[PROBLEM]: The line holding "return [y - first for y in ys]" is the last one to output; start at the first line of the data, keep every line in between exactly, and leave out pictures.

[GIVEN INFORMATION]:
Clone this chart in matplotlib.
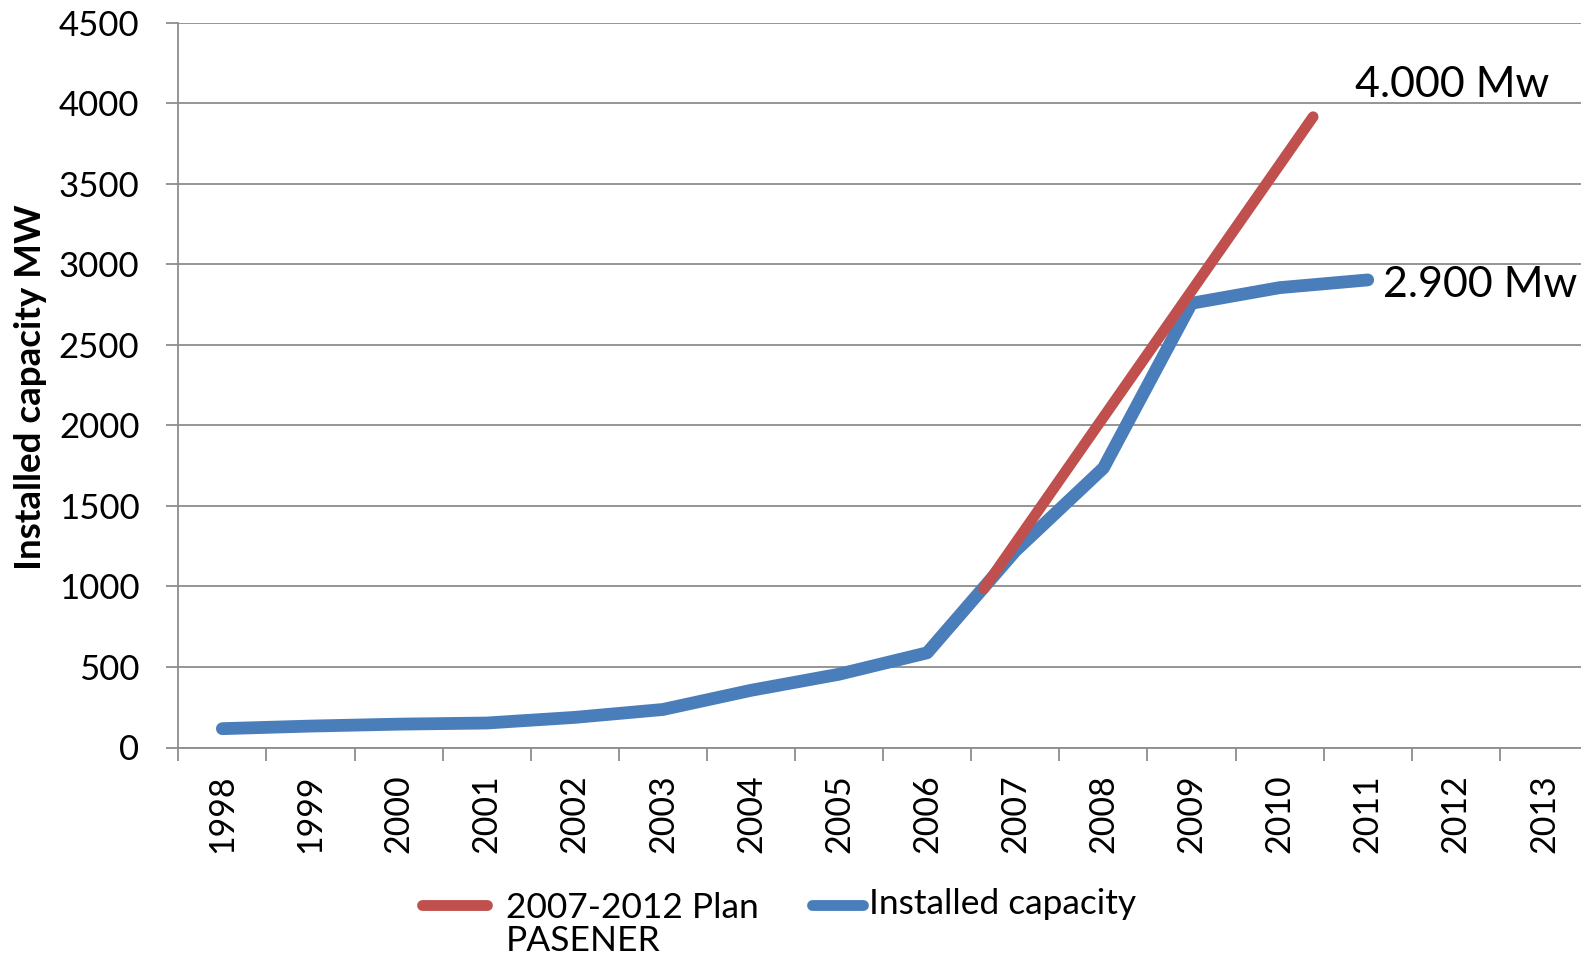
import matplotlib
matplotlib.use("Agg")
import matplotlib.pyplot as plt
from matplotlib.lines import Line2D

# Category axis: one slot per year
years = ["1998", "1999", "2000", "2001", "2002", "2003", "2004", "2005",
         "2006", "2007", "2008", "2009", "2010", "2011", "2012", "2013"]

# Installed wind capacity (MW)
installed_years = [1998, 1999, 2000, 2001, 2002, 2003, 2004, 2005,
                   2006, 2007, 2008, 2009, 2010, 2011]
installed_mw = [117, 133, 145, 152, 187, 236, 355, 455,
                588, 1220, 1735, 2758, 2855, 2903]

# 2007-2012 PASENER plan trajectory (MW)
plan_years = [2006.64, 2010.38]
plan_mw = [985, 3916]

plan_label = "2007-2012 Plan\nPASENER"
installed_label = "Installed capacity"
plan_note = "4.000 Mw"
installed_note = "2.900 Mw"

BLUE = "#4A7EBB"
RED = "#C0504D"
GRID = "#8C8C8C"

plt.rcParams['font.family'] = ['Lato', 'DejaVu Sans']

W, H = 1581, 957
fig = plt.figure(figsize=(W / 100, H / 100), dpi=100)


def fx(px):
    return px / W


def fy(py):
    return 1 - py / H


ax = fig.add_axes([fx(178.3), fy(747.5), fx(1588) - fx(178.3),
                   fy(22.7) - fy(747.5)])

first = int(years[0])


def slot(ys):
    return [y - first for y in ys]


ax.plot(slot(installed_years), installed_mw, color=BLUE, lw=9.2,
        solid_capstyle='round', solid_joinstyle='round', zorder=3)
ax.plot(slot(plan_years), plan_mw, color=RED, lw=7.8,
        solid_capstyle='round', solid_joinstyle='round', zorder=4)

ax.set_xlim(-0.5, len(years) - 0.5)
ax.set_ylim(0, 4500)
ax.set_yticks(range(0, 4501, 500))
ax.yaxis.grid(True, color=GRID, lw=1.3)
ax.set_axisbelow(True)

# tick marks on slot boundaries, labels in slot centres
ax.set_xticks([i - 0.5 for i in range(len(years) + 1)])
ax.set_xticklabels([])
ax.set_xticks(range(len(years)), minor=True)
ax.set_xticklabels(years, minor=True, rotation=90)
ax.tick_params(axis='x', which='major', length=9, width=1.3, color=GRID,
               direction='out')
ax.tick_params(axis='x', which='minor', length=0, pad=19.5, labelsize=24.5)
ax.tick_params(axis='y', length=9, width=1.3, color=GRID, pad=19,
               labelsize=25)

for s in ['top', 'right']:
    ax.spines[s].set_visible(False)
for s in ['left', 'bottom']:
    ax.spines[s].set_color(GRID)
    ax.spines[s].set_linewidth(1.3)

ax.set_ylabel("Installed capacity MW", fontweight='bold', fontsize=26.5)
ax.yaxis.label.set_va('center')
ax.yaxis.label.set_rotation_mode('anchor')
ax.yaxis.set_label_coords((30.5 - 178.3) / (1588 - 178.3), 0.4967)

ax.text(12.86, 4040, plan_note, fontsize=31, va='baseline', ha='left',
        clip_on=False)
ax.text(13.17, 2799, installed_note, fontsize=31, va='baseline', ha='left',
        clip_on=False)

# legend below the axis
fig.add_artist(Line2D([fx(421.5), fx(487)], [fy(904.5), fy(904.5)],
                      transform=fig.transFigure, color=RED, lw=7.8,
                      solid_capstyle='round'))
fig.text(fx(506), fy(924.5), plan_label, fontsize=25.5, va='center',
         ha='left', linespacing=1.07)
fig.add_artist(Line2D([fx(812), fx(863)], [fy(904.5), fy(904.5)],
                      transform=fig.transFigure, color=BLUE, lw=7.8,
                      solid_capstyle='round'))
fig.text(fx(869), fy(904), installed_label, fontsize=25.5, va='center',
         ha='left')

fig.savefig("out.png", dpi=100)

[SOLUTION FOR THIS PROBLEM]:
Clone this chart in matplotlib.
import matplotlib
matplotlib.use("Agg")
import matplotlib.pyplot as plt
from matplotlib.lines import Line2D

# Category axis: one slot per year
years = ["1998", "1999", "2000", "2001", "2002", "2003", "2004", "2005",
         "2006", "2007", "2008", "2009", "2010", "2011", "2012", "2013"]

# Installed wind capacity (MW)
installed_years = [1998, 1999, 2000, 2001, 2002, 2003, 2004, 2005,
                   2006, 2007, 2008, 2009, 2010, 2011]
installed_mw = [117, 133, 145, 152, 187, 236, 355, 455,
                588, 1220, 1735, 2758, 2855, 2903]

# 2007-2012 PASENER plan trajectory (MW)
plan_years = [2006.64, 2010.38]
plan_mw = [985, 3916]

plan_label = "2007-2012 Plan\nPASENER"
installed_label = "Installed capacity"
plan_note = "4.000 Mw"
installed_note = "2.900 Mw"

BLUE = "#4A7EBB"
RED = "#C0504D"
GRID = "#8C8C8C"

plt.rcParams['font.family'] = ['Lato', 'DejaVu Sans']

W, H = 1581, 957
fig = plt.figure(figsize=(W / 100, H / 100), dpi=100)


def fx(px):
    return px / W


def fy(py):
    return 1 - py / H


ax = fig.add_axes([fx(178.3), fy(747.5), fx(1588) - fx(178.3),
                   fy(22.7) - fy(747.5)])

first = int(years[0])


def slot(ys):
    return [y - first for y in ys]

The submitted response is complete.